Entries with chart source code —

• • • • • • •

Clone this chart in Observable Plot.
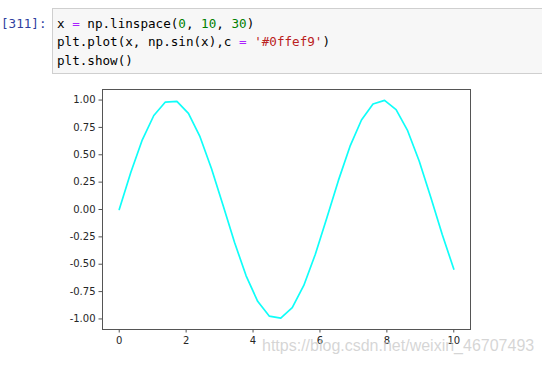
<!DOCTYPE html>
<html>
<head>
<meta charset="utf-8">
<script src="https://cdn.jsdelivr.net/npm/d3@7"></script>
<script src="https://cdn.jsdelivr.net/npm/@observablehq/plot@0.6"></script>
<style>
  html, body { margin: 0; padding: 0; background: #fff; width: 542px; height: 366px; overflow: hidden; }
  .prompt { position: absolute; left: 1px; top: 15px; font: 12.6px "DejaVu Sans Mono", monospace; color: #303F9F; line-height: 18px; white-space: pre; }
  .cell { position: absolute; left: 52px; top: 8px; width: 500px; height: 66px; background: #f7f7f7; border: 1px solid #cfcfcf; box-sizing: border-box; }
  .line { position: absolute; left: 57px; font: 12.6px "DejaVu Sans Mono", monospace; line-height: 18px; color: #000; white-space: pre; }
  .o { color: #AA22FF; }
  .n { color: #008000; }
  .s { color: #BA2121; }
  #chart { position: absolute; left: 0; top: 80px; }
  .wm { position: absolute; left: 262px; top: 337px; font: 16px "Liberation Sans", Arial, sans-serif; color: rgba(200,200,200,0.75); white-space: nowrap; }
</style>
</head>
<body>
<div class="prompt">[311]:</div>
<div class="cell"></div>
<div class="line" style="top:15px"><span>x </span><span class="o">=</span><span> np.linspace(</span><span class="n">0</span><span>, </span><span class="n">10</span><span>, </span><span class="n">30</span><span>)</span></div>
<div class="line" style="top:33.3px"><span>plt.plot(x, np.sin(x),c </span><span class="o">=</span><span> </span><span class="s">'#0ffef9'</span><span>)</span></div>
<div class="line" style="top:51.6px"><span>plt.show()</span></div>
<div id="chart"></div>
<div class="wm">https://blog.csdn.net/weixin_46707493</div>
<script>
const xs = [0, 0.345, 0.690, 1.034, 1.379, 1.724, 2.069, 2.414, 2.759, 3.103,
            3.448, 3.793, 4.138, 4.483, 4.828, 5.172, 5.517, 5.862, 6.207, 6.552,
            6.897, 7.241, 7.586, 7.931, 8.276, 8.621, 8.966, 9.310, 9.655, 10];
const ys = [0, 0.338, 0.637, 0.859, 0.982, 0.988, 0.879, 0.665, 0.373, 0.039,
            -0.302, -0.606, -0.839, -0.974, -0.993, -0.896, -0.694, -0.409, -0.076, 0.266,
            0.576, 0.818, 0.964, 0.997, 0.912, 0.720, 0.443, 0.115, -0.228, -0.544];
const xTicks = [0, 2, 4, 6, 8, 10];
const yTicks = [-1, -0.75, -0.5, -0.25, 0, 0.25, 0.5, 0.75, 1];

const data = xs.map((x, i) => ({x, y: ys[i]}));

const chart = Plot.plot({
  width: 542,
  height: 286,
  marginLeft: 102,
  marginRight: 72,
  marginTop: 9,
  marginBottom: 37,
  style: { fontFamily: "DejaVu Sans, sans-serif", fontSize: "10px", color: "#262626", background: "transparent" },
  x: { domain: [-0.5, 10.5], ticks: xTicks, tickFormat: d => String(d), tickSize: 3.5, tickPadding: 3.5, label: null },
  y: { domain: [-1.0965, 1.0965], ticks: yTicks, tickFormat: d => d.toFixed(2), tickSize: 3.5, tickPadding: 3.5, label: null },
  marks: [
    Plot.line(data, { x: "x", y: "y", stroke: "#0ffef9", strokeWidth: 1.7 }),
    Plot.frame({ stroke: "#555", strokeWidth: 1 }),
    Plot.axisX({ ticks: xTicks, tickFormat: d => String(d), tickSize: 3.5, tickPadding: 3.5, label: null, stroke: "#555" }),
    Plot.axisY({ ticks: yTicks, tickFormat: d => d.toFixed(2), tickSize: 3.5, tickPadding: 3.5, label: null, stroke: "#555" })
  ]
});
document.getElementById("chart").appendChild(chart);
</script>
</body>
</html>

• • • • • • •

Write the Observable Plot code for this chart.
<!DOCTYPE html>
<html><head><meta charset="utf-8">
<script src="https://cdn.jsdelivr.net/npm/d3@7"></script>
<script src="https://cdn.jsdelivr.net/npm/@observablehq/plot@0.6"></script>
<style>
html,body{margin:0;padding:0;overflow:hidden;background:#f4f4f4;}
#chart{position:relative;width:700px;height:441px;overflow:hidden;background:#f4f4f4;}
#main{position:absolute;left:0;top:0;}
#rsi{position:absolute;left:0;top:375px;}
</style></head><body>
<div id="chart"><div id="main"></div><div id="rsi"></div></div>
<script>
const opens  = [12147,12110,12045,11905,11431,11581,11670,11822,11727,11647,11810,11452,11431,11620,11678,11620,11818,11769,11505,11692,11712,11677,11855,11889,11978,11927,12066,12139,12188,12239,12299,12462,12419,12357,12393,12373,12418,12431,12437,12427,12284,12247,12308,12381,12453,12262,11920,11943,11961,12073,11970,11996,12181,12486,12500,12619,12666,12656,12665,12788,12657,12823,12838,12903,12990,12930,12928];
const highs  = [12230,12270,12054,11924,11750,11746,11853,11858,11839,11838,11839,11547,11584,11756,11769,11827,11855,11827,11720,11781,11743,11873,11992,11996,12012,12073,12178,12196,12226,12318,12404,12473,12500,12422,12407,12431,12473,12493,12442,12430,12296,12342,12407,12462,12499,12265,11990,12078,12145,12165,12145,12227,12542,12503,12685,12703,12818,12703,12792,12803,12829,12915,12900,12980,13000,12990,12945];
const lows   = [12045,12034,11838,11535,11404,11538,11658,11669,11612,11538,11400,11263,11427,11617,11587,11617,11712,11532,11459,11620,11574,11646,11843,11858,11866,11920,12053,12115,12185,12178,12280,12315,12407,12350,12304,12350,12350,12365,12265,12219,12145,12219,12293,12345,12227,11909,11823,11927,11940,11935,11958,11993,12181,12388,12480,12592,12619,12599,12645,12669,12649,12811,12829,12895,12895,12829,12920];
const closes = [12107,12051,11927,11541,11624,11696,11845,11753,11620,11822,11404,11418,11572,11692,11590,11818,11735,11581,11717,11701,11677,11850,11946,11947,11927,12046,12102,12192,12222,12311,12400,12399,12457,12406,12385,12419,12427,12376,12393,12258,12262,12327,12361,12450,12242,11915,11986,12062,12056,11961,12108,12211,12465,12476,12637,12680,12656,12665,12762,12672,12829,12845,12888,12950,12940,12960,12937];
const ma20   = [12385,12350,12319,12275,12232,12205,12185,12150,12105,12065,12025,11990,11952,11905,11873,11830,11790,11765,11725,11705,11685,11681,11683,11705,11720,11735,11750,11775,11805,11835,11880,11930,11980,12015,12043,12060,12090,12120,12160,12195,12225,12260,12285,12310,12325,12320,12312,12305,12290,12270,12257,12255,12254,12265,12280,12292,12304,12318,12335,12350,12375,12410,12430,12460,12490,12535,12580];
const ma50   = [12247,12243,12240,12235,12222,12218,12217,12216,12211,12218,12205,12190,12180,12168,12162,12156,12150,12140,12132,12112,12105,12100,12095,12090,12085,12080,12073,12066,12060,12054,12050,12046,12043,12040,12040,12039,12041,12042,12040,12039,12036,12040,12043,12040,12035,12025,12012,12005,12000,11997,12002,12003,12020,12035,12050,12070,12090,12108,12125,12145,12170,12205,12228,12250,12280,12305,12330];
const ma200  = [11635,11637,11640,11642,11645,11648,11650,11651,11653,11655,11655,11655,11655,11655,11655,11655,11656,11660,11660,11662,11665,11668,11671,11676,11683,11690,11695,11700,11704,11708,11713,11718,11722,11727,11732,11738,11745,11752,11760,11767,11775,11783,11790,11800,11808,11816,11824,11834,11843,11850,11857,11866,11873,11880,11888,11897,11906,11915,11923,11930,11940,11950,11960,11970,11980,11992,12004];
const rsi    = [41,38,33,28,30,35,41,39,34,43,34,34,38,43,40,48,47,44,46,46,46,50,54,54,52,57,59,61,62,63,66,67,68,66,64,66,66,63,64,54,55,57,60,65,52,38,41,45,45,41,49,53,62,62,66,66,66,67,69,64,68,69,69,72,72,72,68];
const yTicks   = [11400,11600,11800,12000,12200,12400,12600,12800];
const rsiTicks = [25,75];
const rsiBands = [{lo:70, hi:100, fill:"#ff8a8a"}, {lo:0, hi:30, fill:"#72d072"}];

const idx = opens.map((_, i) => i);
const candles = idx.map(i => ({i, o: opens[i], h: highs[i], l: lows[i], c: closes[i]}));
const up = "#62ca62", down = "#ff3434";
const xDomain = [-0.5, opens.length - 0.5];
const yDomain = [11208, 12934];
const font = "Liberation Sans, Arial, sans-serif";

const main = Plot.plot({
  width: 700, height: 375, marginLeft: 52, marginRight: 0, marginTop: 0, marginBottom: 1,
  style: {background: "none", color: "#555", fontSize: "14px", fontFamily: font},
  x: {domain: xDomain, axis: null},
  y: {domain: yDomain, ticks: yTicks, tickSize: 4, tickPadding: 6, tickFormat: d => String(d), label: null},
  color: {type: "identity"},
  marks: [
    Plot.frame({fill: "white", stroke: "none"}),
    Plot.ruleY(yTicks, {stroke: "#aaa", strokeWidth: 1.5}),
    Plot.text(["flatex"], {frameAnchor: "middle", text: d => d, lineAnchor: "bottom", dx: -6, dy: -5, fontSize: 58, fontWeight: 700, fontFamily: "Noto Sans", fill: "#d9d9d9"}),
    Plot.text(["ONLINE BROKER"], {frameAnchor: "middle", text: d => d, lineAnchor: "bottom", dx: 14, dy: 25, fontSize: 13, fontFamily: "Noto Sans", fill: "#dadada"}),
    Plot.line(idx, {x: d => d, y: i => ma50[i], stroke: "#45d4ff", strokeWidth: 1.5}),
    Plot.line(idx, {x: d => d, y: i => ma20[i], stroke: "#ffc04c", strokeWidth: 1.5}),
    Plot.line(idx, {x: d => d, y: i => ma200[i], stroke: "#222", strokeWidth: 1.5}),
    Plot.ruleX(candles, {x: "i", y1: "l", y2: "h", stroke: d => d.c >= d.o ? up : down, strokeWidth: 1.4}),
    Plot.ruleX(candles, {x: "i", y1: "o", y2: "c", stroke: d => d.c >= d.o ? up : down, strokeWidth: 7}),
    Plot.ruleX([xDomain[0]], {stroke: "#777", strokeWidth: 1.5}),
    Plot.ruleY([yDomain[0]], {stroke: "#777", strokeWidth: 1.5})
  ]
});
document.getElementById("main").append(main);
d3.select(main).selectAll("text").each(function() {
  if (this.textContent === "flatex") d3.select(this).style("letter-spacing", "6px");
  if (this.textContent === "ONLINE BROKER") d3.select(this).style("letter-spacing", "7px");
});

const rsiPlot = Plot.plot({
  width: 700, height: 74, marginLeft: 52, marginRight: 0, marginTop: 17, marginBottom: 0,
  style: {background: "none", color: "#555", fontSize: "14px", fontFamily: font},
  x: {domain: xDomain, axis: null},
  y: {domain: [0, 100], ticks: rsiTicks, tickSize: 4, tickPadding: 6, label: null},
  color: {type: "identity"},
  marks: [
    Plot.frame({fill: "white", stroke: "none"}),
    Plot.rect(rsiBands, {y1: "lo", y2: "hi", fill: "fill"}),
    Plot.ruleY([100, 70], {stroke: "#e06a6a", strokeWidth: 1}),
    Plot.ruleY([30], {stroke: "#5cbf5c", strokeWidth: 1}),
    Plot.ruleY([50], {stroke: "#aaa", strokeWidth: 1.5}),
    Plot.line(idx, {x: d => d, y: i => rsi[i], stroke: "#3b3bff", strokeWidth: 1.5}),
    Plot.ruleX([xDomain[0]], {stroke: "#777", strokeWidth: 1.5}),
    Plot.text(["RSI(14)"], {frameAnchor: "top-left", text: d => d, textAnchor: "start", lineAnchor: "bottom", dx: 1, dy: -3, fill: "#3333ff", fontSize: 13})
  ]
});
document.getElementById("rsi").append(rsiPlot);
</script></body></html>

• • • • • • •

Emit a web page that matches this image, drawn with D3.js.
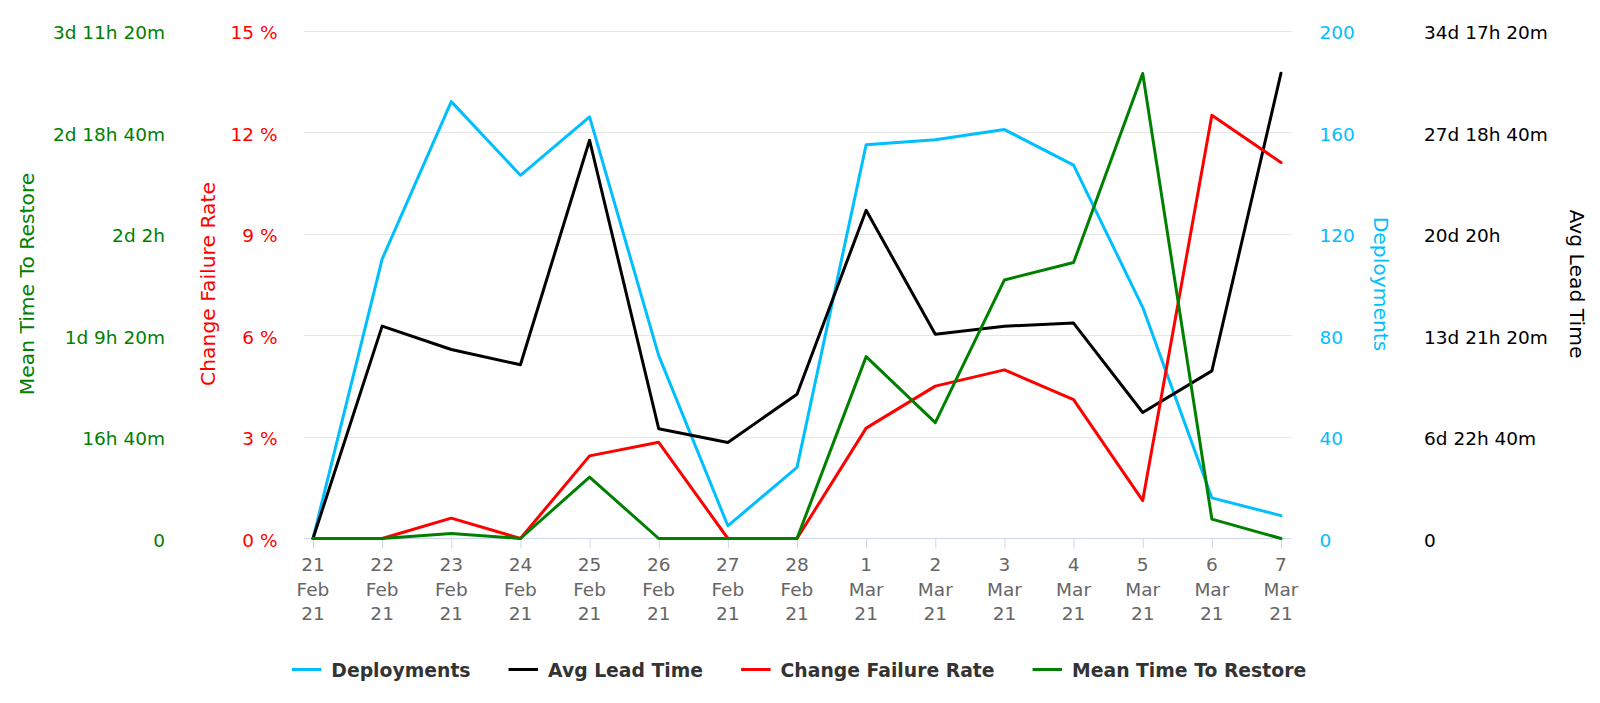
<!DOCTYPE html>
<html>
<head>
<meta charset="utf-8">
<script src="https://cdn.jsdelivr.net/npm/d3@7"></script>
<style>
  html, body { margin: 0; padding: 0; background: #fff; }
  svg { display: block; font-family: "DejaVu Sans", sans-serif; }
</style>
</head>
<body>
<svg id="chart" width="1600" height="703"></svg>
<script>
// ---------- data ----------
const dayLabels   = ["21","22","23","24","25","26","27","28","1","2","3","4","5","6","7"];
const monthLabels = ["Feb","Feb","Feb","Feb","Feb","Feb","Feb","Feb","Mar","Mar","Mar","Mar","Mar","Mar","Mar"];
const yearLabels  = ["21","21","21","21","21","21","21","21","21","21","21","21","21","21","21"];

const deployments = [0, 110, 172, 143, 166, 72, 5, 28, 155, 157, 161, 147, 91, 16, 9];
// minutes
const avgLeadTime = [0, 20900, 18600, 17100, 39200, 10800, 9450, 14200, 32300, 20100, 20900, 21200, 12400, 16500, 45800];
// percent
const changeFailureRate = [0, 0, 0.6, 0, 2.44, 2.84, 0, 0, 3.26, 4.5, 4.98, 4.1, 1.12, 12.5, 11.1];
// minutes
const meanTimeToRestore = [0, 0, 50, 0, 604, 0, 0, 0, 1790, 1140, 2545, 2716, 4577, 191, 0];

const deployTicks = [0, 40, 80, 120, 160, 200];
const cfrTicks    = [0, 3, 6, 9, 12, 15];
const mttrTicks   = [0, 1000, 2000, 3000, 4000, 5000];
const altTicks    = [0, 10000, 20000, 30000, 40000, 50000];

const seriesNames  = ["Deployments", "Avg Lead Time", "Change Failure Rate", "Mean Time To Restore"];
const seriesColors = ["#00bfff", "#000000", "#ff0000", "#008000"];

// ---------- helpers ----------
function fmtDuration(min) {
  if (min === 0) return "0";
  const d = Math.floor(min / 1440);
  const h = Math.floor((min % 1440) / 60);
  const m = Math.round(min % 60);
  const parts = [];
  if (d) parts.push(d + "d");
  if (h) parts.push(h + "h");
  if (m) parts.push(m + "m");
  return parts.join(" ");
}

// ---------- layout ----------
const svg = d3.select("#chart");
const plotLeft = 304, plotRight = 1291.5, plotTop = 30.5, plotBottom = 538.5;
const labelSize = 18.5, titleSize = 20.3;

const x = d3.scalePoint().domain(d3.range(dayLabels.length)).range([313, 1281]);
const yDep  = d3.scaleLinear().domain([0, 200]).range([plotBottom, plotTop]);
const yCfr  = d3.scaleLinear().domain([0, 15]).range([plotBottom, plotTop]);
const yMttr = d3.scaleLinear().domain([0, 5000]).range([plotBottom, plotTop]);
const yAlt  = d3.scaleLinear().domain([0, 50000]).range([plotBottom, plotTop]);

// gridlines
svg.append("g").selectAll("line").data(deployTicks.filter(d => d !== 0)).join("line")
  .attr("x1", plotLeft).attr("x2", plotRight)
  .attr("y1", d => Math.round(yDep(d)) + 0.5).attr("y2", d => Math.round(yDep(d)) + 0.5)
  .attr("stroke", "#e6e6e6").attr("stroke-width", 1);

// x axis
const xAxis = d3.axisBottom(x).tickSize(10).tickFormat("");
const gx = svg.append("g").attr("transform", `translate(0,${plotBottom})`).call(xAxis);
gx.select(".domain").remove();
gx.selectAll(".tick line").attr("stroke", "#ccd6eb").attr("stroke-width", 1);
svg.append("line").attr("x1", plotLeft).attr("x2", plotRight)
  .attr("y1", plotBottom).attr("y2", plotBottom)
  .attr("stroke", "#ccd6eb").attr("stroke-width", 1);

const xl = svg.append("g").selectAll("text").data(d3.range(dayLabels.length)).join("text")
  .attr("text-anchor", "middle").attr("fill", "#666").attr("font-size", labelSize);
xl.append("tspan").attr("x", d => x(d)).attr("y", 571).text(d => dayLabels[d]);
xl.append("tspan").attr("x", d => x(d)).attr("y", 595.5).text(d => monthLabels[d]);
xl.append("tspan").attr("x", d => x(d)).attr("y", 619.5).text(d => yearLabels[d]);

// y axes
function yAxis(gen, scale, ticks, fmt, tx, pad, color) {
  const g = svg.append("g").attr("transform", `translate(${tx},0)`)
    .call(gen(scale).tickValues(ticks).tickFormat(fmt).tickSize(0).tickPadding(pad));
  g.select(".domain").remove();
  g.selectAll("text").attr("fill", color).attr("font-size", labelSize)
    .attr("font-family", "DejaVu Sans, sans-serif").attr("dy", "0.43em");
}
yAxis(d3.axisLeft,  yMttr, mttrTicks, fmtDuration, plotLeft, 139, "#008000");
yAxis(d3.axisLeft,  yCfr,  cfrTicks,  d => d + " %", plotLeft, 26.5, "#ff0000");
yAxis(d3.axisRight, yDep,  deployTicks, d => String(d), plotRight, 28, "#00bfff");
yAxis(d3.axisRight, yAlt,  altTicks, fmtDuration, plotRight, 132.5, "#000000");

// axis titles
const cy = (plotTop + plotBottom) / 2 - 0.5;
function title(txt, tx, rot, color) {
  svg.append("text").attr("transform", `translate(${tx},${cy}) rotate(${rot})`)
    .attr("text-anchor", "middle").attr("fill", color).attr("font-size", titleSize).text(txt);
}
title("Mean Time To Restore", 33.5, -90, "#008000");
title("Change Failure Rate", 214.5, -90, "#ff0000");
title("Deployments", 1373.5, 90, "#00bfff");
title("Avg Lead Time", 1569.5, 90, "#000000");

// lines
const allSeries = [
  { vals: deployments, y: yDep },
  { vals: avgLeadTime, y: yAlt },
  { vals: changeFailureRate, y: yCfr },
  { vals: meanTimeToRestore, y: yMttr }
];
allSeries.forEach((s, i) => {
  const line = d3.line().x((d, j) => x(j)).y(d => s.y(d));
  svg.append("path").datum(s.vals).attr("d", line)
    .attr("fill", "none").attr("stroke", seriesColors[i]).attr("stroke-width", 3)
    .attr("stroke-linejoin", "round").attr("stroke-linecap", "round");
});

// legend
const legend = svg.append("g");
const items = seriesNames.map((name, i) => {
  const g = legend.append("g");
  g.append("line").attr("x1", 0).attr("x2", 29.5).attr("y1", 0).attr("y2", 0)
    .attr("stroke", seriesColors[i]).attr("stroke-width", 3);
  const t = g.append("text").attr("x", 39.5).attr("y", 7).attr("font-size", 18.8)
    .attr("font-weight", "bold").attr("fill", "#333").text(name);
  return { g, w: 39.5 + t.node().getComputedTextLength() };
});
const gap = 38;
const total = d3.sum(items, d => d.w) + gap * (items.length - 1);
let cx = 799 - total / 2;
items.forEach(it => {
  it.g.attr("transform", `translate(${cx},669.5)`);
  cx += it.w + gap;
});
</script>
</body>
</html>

• • • • • • •

EXERCISE DETAILS — Return every line of the preceding records in which the word "this" appears.

TASK RESPONSE —
Clone this chart in Observable Plot.
Write the Observable Plot code for this chart.
  if (this.textContent === "flatex") d3.select(this).style("letter-spacing", "6px");
  if (this.textContent === "ONLINE BROKER") d3.select(this).style("letter-spacing", "7px");
Emit a web page that matches this image, drawn with D3.js.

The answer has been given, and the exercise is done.